■ **Written exercise**
Repeat the material verbatim and drop the pictures.

■ **Recorded data**
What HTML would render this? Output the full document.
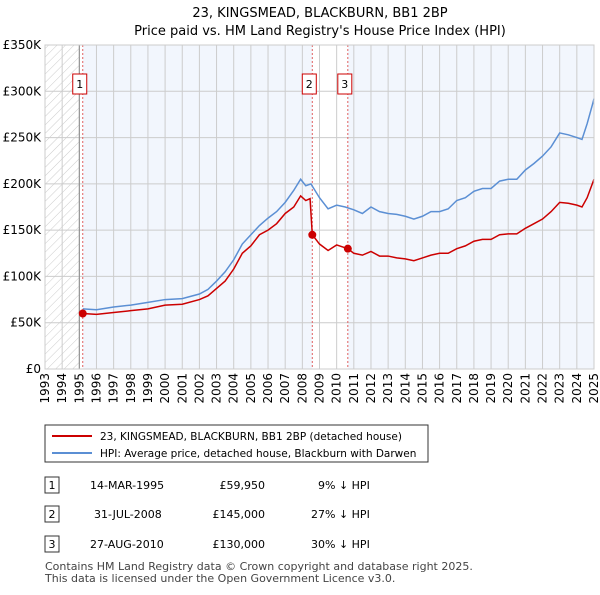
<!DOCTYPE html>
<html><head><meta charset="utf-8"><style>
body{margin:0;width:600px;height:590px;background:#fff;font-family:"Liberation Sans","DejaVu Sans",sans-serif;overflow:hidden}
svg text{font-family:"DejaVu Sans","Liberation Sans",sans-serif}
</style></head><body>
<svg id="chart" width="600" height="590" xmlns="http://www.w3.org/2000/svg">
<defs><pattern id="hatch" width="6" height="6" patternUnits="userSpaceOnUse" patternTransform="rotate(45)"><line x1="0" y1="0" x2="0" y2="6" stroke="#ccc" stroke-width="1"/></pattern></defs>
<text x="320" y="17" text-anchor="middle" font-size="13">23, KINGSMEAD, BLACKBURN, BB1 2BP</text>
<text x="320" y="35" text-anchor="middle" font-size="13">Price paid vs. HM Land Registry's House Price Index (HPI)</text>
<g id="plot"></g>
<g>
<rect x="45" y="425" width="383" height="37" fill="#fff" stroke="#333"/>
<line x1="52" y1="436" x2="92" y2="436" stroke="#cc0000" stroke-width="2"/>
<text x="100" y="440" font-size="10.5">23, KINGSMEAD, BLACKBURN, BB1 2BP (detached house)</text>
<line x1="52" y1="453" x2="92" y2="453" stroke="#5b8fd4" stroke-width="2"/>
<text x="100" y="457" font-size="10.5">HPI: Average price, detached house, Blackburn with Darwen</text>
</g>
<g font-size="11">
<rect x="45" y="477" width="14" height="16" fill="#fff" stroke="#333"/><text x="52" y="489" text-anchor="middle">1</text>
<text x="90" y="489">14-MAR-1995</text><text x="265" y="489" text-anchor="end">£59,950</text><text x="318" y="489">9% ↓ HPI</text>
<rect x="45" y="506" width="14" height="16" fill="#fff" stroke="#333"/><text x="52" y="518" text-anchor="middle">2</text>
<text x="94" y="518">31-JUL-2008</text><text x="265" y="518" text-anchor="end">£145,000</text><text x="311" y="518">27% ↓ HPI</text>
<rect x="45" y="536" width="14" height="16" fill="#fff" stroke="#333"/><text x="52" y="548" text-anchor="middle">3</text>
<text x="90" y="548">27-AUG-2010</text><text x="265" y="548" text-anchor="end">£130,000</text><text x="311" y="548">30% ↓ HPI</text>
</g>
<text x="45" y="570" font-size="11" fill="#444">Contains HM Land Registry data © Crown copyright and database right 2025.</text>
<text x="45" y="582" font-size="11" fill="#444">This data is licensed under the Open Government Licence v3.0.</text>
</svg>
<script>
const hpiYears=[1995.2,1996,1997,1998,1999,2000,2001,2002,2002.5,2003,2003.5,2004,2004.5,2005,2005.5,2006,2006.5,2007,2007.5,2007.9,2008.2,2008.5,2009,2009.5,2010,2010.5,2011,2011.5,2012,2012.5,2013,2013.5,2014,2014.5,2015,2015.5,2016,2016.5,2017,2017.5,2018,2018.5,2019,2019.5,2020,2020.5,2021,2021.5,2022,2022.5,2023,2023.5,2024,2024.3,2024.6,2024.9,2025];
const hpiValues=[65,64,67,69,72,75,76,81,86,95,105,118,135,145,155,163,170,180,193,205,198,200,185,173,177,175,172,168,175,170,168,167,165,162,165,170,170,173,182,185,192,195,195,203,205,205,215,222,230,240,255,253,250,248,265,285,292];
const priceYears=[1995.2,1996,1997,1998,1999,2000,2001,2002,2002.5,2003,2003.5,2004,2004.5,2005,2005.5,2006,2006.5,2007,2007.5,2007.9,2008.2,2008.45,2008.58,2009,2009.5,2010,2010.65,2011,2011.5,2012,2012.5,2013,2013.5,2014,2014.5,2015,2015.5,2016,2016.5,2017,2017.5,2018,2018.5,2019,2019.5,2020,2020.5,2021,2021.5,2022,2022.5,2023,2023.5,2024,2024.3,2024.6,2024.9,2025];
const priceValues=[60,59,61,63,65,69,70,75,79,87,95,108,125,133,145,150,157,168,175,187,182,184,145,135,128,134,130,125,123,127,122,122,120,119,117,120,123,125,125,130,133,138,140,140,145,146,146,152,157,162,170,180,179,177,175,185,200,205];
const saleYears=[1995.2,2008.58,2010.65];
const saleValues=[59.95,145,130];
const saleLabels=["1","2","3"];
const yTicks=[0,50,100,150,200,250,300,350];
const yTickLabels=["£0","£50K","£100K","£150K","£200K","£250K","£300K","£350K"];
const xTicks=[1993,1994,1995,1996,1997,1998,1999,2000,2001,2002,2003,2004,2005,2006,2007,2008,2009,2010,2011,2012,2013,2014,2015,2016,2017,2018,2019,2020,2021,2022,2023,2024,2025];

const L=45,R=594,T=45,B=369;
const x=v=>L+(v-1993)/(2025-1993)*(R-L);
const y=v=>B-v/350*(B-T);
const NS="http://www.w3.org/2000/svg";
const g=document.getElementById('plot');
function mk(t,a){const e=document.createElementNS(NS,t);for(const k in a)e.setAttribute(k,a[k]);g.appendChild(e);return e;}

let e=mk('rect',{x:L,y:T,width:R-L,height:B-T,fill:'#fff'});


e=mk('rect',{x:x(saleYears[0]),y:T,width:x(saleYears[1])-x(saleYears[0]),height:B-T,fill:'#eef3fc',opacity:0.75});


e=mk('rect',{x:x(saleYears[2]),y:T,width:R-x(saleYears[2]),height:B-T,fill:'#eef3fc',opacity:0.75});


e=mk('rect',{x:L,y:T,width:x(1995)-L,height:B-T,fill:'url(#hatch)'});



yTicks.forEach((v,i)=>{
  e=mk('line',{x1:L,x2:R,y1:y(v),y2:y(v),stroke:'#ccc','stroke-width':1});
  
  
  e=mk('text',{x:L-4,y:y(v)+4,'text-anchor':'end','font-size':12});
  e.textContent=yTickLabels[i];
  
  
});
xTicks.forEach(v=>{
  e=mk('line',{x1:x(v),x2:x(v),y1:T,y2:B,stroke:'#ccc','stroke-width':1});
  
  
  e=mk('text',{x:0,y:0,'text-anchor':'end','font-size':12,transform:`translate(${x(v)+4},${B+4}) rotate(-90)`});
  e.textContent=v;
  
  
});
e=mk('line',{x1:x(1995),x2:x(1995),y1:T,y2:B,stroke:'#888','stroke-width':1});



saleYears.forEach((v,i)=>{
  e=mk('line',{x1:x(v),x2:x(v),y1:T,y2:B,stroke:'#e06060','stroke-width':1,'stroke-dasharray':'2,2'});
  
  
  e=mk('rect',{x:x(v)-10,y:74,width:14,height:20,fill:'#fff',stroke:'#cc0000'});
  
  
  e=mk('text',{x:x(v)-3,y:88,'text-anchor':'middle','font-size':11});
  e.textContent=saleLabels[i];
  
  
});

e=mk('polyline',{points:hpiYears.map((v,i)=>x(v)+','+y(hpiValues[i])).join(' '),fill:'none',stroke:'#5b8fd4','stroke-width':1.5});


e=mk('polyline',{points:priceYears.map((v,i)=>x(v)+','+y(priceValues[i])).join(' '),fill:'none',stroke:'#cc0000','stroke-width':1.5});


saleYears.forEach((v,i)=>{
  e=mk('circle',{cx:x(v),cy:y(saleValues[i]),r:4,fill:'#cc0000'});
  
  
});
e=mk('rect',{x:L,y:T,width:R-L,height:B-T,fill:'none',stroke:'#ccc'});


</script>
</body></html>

■ **Answer to the task**
What HTML would render this? Output the full document.
<!DOCTYPE html>
<html><head><meta charset="utf-8"><style>
body{margin:0;width:600px;height:590px;background:#fff;font-family:"Liberation Sans","DejaVu Sans",sans-serif;overflow:hidden}
svg text{font-family:"DejaVu Sans","Liberation Sans",sans-serif}
</style></head><body>
<svg id="chart" width="600" height="590" xmlns="http://www.w3.org/2000/svg">
<defs><pattern id="hatch" width="6" height="6" patternUnits="userSpaceOnUse" patternTransform="rotate(45)"><line x1="0" y1="0" x2="0" y2="6" stroke="#ccc" stroke-width="1"/></pattern></defs>
<text x="320" y="17" text-anchor="middle" font-size="13">23, KINGSMEAD, BLACKBURN, BB1 2BP</text>
<text x="320" y="35" text-anchor="middle" font-size="13">Price paid vs. HM Land Registry's House Price Index (HPI)</text>
<g id="plot"></g>
<g>
<rect x="45" y="425" width="383" height="37" fill="#fff" stroke="#333"/>
<line x1="52" y1="436" x2="92" y2="436" stroke="#cc0000" stroke-width="2"/>
<text x="100" y="440" font-size="10.5">23, KINGSMEAD, BLACKBURN, BB1 2BP (detached house)</text>
<line x1="52" y1="453" x2="92" y2="453" stroke="#5b8fd4" stroke-width="2"/>
<text x="100" y="457" font-size="10.5">HPI: Average price, detached house, Blackburn with Darwen</text>
</g>
<g font-size="11">
<rect x="45" y="477" width="14" height="16" fill="#fff" stroke="#333"/><text x="52" y="489" text-anchor="middle">1</text>
<text x="90" y="489">14-MAR-1995</text><text x="265" y="489" text-anchor="end">£59,950</text><text x="318" y="489">9% ↓ HPI</text>
<rect x="45" y="506" width="14" height="16" fill="#fff" stroke="#333"/><text x="52" y="518" text-anchor="middle">2</text>
<text x="94" y="518">31-JUL-2008</text><text x="265" y="518" text-anchor="end">£145,000</text><text x="311" y="518">27% ↓ HPI</text>
<rect x="45" y="536" width="14" height="16" fill="#fff" stroke="#333"/><text x="52" y="548" text-anchor="middle">3</text>
<text x="90" y="548">27-AUG-2010</text><text x="265" y="548" text-anchor="end">£130,000</text><text x="311" y="548">30% ↓ HPI</text>
</g>
<text x="45" y="570" font-size="11" fill="#444">Contains HM Land Registry data © Crown copyright and database right 2025.</text>
<text x="45" y="582" font-size="11" fill="#444">This data is licensed under the Open Government Licence v3.0.</text>
</svg>
<script>
const hpiYears=[1995.2,1996,1997,1998,1999,2000,2001,2002,2002.5,2003,2003.5,2004,2004.5,2005,2005.5,2006,2006.5,2007,2007.5,2007.9,2008.2,2008.5,2009,2009.5,2010,2010.5,2011,2011.5,2012,2012.5,2013,2013.5,2014,2014.5,2015,2015.5,2016,2016.5,2017,2017.5,2018,2018.5,2019,2019.5,2020,2020.5,2021,2021.5,2022,2022.5,2023,2023.5,2024,2024.3,2024.6,2024.9,2025];
const hpiValues=[65,64,67,69,72,75,76,81,86,95,105,118,135,145,155,163,170,180,193,205,198,200,185,173,177,175,172,168,175,170,168,167,165,162,165,170,170,173,182,185,192,195,195,203,205,205,215,222,230,240,255,253,250,248,265,285,292];
const priceYears=[1995.2,1996,1997,1998,1999,2000,2001,2002,2002.5,2003,2003.5,2004,2004.5,2005,2005.5,2006,2006.5,2007,2007.5,2007.9,2008.2,2008.45,2008.58,2009,2009.5,2010,2010.65,2011,2011.5,2012,2012.5,2013,2013.5,2014,2014.5,2015,2015.5,2016,2016.5,2017,2017.5,2018,2018.5,2019,2019.5,2020,2020.5,2021,2021.5,2022,2022.5,2023,2023.5,2024,2024.3,2024.6,2024.9,2025];
const priceValues=[60,59,61,63,65,69,70,75,79,87,95,108,125,133,145,150,157,168,175,187,182,184,145,135,128,134,130,125,123,127,122,122,120,119,117,120,123,125,125,130,133,138,140,140,145,146,146,152,157,162,170,180,179,177,175,185,200,205];
const saleYears=[1995.2,2008.58,2010.65];
const saleValues=[59.95,145,130];
const saleLabels=["1","2","3"];
const yTicks=[0,50,100,150,200,250,300,350];
const yTickLabels=["£0","£50K","£100K","£150K","£200K","£250K","£300K","£350K"];
const xTicks=[1993,1994,1995,1996,1997,1998,1999,2000,2001,2002,2003,2004,2005,2006,2007,2008,2009,2010,2011,2012,2013,2014,2015,2016,2017,2018,2019,2020,2021,2022,2023,2024,2025];

const L=45,R=594,T=45,B=369;
const x=v=>L+(v-1993)/(2025-1993)*(R-L);
const y=v=>B-v/350*(B-T);
const NS="http://www.w3.org/2000/svg";
const g=document.getElementById('plot');
function mk(t,a){const e=document.createElementNS(NS,t);for(const k in a)e.setAttribute(k,a[k]);g.appendChild(e);return e;}

let e=mk('rect',{x:L,y:T,width:R-L,height:B-T,fill:'#fff'});


e=mk('rect',{x:x(saleYears[0]),y:T,width:x(saleYears[1])-x(saleYears[0]),height:B-T,fill:'#eef3fc',opacity:0.75});


e=mk('rect',{x:x(saleYears[2]),y:T,width:R-x(saleYears[2]),height:B-T,fill:'#eef3fc',opacity:0.75});


e=mk('rect',{x:L,y:T,width:x(1995)-L,height:B-T,fill:'url(#hatch)'});



yTicks.forEach((v,i)=>{
  e=mk('line',{x1:L,x2:R,y1:y(v),y2:y(v),stroke:'#ccc','stroke-width':1});
  
  
  e=mk('text',{x:L-4,y:y(v)+4,'text-anchor':'end','font-size':12});
  e.textContent=yTickLabels[i];
  
  
});
xTicks.forEach(v=>{
  e=mk('line',{x1:x(v),x2:x(v),y1:T,y2:B,stroke:'#ccc','stroke-width':1});
  
  
  e=mk('text',{x:0,y:0,'text-anchor':'end','font-size':12,transform:`translate(${x(v)+4},${B+4}) rotate(-90)`});
  e.textContent=v;
  
  
});
e=mk('line',{x1:x(1995),x2:x(1995),y1:T,y2:B,stroke:'#888','stroke-width':1});



saleYears.forEach((v,i)=>{
  e=mk('line',{x1:x(v),x2:x(v),y1:T,y2:B,stroke:'#e06060','stroke-width':1,'stroke-dasharray':'2,2'});
  
  
  e=mk('rect',{x:x(v)-10,y:74,width:14,height:20,fill:'#fff',stroke:'#cc0000'});
  
  
  e=mk('text',{x:x(v)-3,y:88,'text-anchor':'middle','font-size':11});
  e.textContent=saleLabels[i];
  
  
});

e=mk('polyline',{points:hpiYears.map((v,i)=>x(v)+','+y(hpiValues[i])).join(' '),fill:'none',stroke:'#5b8fd4','stroke-width':1.5});


e=mk('polyline',{points:priceYears.map((v,i)=>x(v)+','+y(priceValues[i])).join(' '),fill:'none',stroke:'#cc0000','stroke-width':1.5});


saleYears.forEach((v,i)=>{
  e=mk('circle',{cx:x(v),cy:y(saleValues[i]),r:4,fill:'#cc0000'});
  
  
});
e=mk('rect',{x:L,y:T,width:R-L,height:B-T,fill:'none',stroke:'#ccc'});


</script>
</body></html>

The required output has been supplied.